Cuando vuelve la luz, no todo vuelve con ella. La red de agua falla en varias manzanas, y hay que acarrearla en baldes o pedirla prestada. Algunos sistemas electrónicos colapsaron del todo: televisores quemados, routers inertes, heladeras convertidas en cajas vacías. La señal de celular va y viene como un suspiro indeciso. El subte queda días detenido, y muchos empiezan a caminar distancias que antes parecían imposibles. En las oficinas públicas, los datos se borran como si el país hubiera decidido olvidar. Y sin embargo, en ese caos material, algo se sostiene. Una palabra compartida. Un mate en la vereda. Un gesto que dice sin protocolos: estamos acá.”

Pero esta mañana ocurrió lo impensado. Varios vecinos despiertan con alertas bancarias: sumas de dinero depositadas en sus cuentas sin explicación. Cifras modestas para algunos, enormes para otros. No siguen ningún patrón. Nadie sabe si es un error, un hackeo, o una decisión secreta... En los bancos, no atienden. Las líneas caídas, los sistemas lentos, los gerentes mudos. Algunos corren a retirar todo. Otros no tocan nada. Hay quienes donan, quienes esconden, quienes lloran sin saber por qué. Es como si el dinero, de pronto, fuera un abalorio. Un objeto brillante pero vacío. Algo que una vez tuvo sentido, pero que ahora no encuentra su lugar. Una cáscara de valor. Y en ese desconcierto, algunos comienzan a reflexionar sobre otra riqueza: el contacto humano. La conversación lenta. El mate compartido sin apuro. El silencio que no duele. Una mirada que sostiene. Pequeños gestos que no cotizan en bolsa, pero sostienen el alma como una red invisible.

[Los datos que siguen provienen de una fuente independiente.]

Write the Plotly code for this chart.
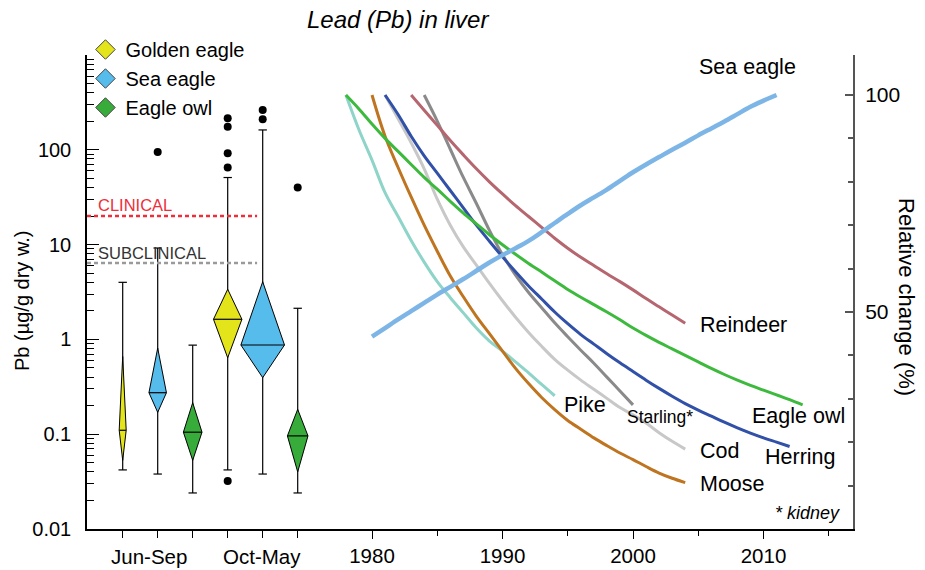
import plotly.graph_objects as go

# ---------------- Left panel data (Pb in liver, µg/g dry w.) ----------------
box_species = ["Golden eagle", "Sea eagle", "Eagle owl", "Golden eagle", "Sea eagle", "Eagle owl"]
box_season = ["Jun-Sep", "Jun-Sep", "Jun-Sep", "Oct-May", "Oct-May", "Oct-May"]
box_pos = [1, 2, 3, 4, 5, 6]
whisk_lo = [0.042, 0.038, 0.024, 0.042, 0.038, 0.024]
whisk_hi = [4.0, 9.2, 0.87, 51, 162, 2.13]
q1 = [0.053, 0.17, 0.053, 0.64, 0.395, 0.040]
median = [0.11, 0.274, 0.105, 1.63, 0.873, 0.096]
q3 = [0.66, 0.81, 0.215, 3.38, 4.06, 0.183]
half_width = [0.10, 0.25, 0.266, 0.406, 0.623, 0.294]   # relative sample size
outliers = [[], [95], [], [215, 175, 92, 65, 0.032], [263, 210], [40]]
clinical = 20
subclinical = 6.4

species_colors = {"Golden eagle": "#E3E41A", "Sea eagle": "#56BCEC", "Eagle owl": "#38AC3A"}

# ---------------- Right panel data (relative change, %) ----------------
pike_years = list(range(1978, 1995))
pike = [100, 92, 85, 77.5, 72, 66.5, 61.5, 57, 53.3, 49.8, 46.3, 43.3, 41, 38.5, 36, 33.3, 30.7]

moose_years = list(range(1980, 2005))
moose = [100, 90.5, 83.3, 76.5, 70, 64, 58.3, 53.5, 49, 45, 41, 37, 33.5, 30.3, 27.5, 25,
         23, 21, 19.2, 17.5, 16, 14.4, 12.9, 11.7, 10.7]

herring_years = list(range(1981, 2013))
herring = [100, 95.5, 90.5, 86, 82, 78, 74, 70, 66.3, 62.7, 59.3, 56, 53, 50, 47.3, 44.8,
           42.6, 40.4, 38.3, 36.3, 34.3, 32.4, 30.6, 28.9, 27.4, 26, 24.6, 23.3, 22.1, 21, 20, 19]

cod_years = list(range(1981, 2005))
cod = [100, 94.5, 89, 83, 76, 70, 65, 60.8, 56.6, 52.6, 48.8, 45.3, 42.1, 39.1, 36.6, 34.3,
       32.2, 30.1, 28, 26.3, 24.4, 22.2, 20.2, 18.4]

starling_years = list(range(1984, 2001))
starling = [100, 94, 87.5, 81, 75, 68.8, 63.2, 58.5, 54.5, 51, 47.5, 44.3, 41.2, 38.2, 35, 31.8, 28.6]

reindeer_years = list(range(1983, 2005))
reindeer = [100, 96.5, 93, 89.5, 86.2, 83, 80, 77.2, 74.5, 72, 69.5, 67, 64.7, 62.6, 60.7, 58.8,
            57, 55.1, 53.1, 51.2, 49.3, 47.4]

owl_years = list(range(1978, 2014))
owl = [100, 96.8, 93.3, 90, 87, 84, 81, 78.3, 75.5, 72.8, 70.3, 67.8, 65.5, 63.3, 61.2,
       59.2, 57.2, 55.2, 53.4, 51.7, 50, 48.2, 46.3, 44.6, 43, 41.5, 40, 38.5, 37, 35.6,
       34.3, 33.1, 32, 30.9, 29.8, 28.6]

sea_years = list(range(1980, 2012))
sea = [44.3, 46.3, 48.3, 50.2, 52.1, 54, 55.8, 57.6, 59.5, 61.4, 63.1, 64.7, 66.4, 68.4,
       70.5, 72.6, 74.6, 76.4, 78.2, 80.2, 82.2, 84, 85.7, 87.4, 89, 90.7, 92.3, 93.9,
       95.6, 97.3, 98.7, 100]

trend_series = [
    ("Pike", pike_years, pike, "#8ED4C8", 3),
    ("Moose", moose_years, moose, "#BF7420", 3),
    ("Cod", cod_years, cod, "#C8C8C8", 3),
    ("Starling*", starling_years, starling, "#8A8A8A", 3),
    ("Herring", herring_years, herring, "#3150A8", 3),
    ("Reindeer", reindeer_years, reindeer, "#B5666F", 3),
    ("Eagle owl", owl_years, owl, "#3DBA3D", 3),
    ("Sea eagle", sea_years, sea, "#7DB6E6", 4.5),
]

FONT = "Liberation Sans, Arial, sans-serif"
W, H = 925, 570
L, R, T, B = 87, 72, 55, 41
PW, PH = W - L - R, H - T - B


def px(x):
    return (x - L) / PW


def py(y):
    return (H - B - y) / PH


split = px(330)

fig = go.Figure()

# ---- left panel: whiskers, diamonds, medians, outliers ----
cap = 0.12
for i in range(len(box_pos)):
    x = box_pos[i]
    col = species_colors[box_species[i]]
    fig.add_trace(go.Scatter(
        x=[x, x, None, x - cap, x + cap, None, x - cap, x + cap],
        y=[whisk_lo[i], whisk_hi[i], None, whisk_lo[i], whisk_lo[i], None, whisk_hi[i], whisk_hi[i]],
        mode="lines", line=dict(color="black", width=1.2), showlegend=False,
        hoverinfo="skip", xaxis="x", yaxis="y"))
    w = half_width[i]
    fig.add_trace(go.Scatter(
        x=[x, x + w, x, x - w, x], y=[q3[i], median[i], q1[i], median[i], q3[i]],
        mode="lines", fill="toself", fillcolor=col, line=dict(color="black", width=1),
        showlegend=False, name=box_species[i] + " " + box_season[i], xaxis="x", yaxis="y"))
    fig.add_trace(go.Scatter(
        x=[x - w, x + w], y=[median[i], median[i]], mode="lines",
        line=dict(color="black", width=1.2), showlegend=False, hoverinfo="skip",
        xaxis="x", yaxis="y"))
    if outliers[i]:
        fig.add_trace(go.Scatter(
            x=[x] * len(outliers[i]), y=outliers[i], mode="markers",
            marker=dict(color="black", size=8), showlegend=False, xaxis="x", yaxis="y"))

# legend entries
for sp in ["Golden eagle", "Sea eagle", "Eagle owl"]:
    fig.add_trace(go.Scatter(
        x=[None], y=[None], mode="markers", name=sp,
        marker=dict(symbol="diamond", size=15, color=species_colors[sp],
                    line=dict(color="#444", width=1)),
        xaxis="x", yaxis="y"))

# ---- right panel: trend lines ----
for name, yrs, vals, col, lw in trend_series:
    fig.add_trace(go.Scatter(
        x=yrs, y=vals, mode="lines", name=name,
        line=dict(color=col, width=lw, shape="spline", smoothing=1.0),
        showlegend=False, xaxis="x2", yaxis="y2"))

# threshold lines
fig.add_shape(type="line", xref="x domain", yref="y", x0=0, x1=0.70, y0=clinical, y1=clinical,
              line=dict(color="#EE2E3A", width=2.5, dash="4px,3px"))
fig.add_shape(type="line", xref="x domain", yref="y", x0=0, x1=0.70, y0=subclinical, y1=subclinical,
              line=dict(color="#9A9A9A", width=2.5, dash="4px,3px"))

ann = []


def text(x, y, s, size=21.5, xanchor="left", color="black", angle=0, italic=False):
    ann.append(dict(x=px(x), y=py(y), xref="paper", yref="paper", text=s, showarrow=False,
                    xanchor=xanchor, yanchor="middle", textangle=angle,
                    font=dict(family=FONT, size=size, color=color,
                              style="italic" if italic else "normal")))


text(398, 20, "Lead (Pb) in liver", size=24, xanchor="center", italic=True)
text(96, 205, "CLINICAL", size=16.5, color="#EE2E3A")
text(96, 253, "SUBCLINICAL", size=16.5, color="#333333")
text(22, 301, "Pb (µg/g dry w.)", size=20, xanchor="center", angle=-90)
text(907, 297, "Relative change (%)", size=22, xanchor="center", angle=90)
text(149, 556, "Jun-Sep", size=20.5, xanchor="center")
text(262, 556, "Oct-May", size=20.5, xanchor="center")
text(747, 67, "Sea eagle", xanchor="center")
text(698, 325, "Reindeer")
text(750, 416, "Eagle owl")
text(763, 457, "Herring")
text(698, 451, "Cod")
text(698, 484, "Moose")
text(625, 417, "Starling*", size=17.5)
text(562, 405, "Pike")
text(842, 513, "* kidney", size=18, xanchor="right", italic=True)

fig.update_layout(
    width=W, height=H, margin=dict(l=L, r=R, t=T, b=B, autoexpand=False),
    paper_bgcolor="white", plot_bgcolor="white",
    font=dict(family=FONT, size=20, color="black"),
    annotations=ann,
    legend=dict(x=-0.002, y=py(30), xanchor="left", yanchor="top", bgcolor="rgba(0,0,0,0)",
                font=dict(family=FONT, size=20, color="black"), tracegroupgap=0),
    xaxis=dict(domain=[0, split], range=[-0.02, -0.02 + 243 / 35], showline=True, automargin=False,
               linecolor="black", linewidth=1.5, ticks="outside", ticklen=7, tickwidth=1.2,
               tickcolor="black", tickvals=box_pos, ticktext=[""] * 6, showgrid=False,
               zeroline=False, fixedrange=True),
    yaxis=dict(type="log", range=[-2, 3], domain=[0, 1], anchor="x", showline=True, automargin=False,
               linecolor="black", linewidth=1.5, ticks="inside", ticklen=12, tickwidth=1.2,
               tickcolor="black", tickvals=[0.01, 0.1, 1, 10, 100, 1000],
               ticktext=["0.01", "0.1", "1", "10", "100", ""], ticklabelstandoff=10,
               minor=dict(ticks="inside", ticklen=7, tickcolor="black", tickwidth=1, dtick="D1"),
               showgrid=False, zeroline=False, tickfont=dict(size=20)),
    xaxis2=dict(domain=[split, 1], range=[1980 - 42 / 13.05, 1980 + 481 / 13.05], anchor="y2",
                showline=True, linecolor="black", linewidth=1.5, ticks="outside", ticklen=8,
                automargin=False,
                tickwidth=1.2, tickcolor="black", tick0=1980, dtick=10, ticklabelstandoff=0,
                minor=dict(ticks="outside", ticklen=5, tickcolor="black", dtick=5),
                showgrid=False, zeroline=False, tickfont=dict(size=20.5)),
    yaxis2=dict(range=[0, PH / 4.34], domain=[0, 1], anchor="x2", side="right", showline=True,
                automargin=False,
                linecolor="#555555", linewidth=2, ticks="inside", ticklen=8, tickwidth=1.5,
                tickcolor="#555555", tickvals=[50, 100],
                minor=dict(ticks="inside", ticklen=5, tickcolor="#555555", dtick=10),
                showgrid=False, zeroline=False, tickfont=dict(size=21), ticklabelstandoff=6),
)

fig.write_html("out.html")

Estan a un paso. A un gesto de empezar a organizarse como pueblo. No como protesta, ni como partido, ni como consigna. Algo más antiguo, más orgánico. Una red hecha de palabras, de comprensión, de solidaridad y contacto sincero cuando de pronto… vuelve el ruido.

La televisión, se encendió sola en algunas casas. Los altavoces de la municipalidad empezaron a emitir. La voz del dictador —esa voz áspera, impostada, inflada — vuelve a gritar por los parlantes oxidados. Habla insultando y amenazando al pueblo. Pero ya, es como si repitiera un guion ajado que nadie le pidió. Como si gritar más fuerte fuera suficiente para callar lo que ya había empezado a decirse.

Nadie se inquieta. Otros apagan todo. Manuel baja la mirada. Gabriel clava el compás en la tierra. Nadie responde en voz alta. Pero entre ellos, algo se sostiene: la certeza de haber escuchado otra música. Y que esa música no se olvida fácil.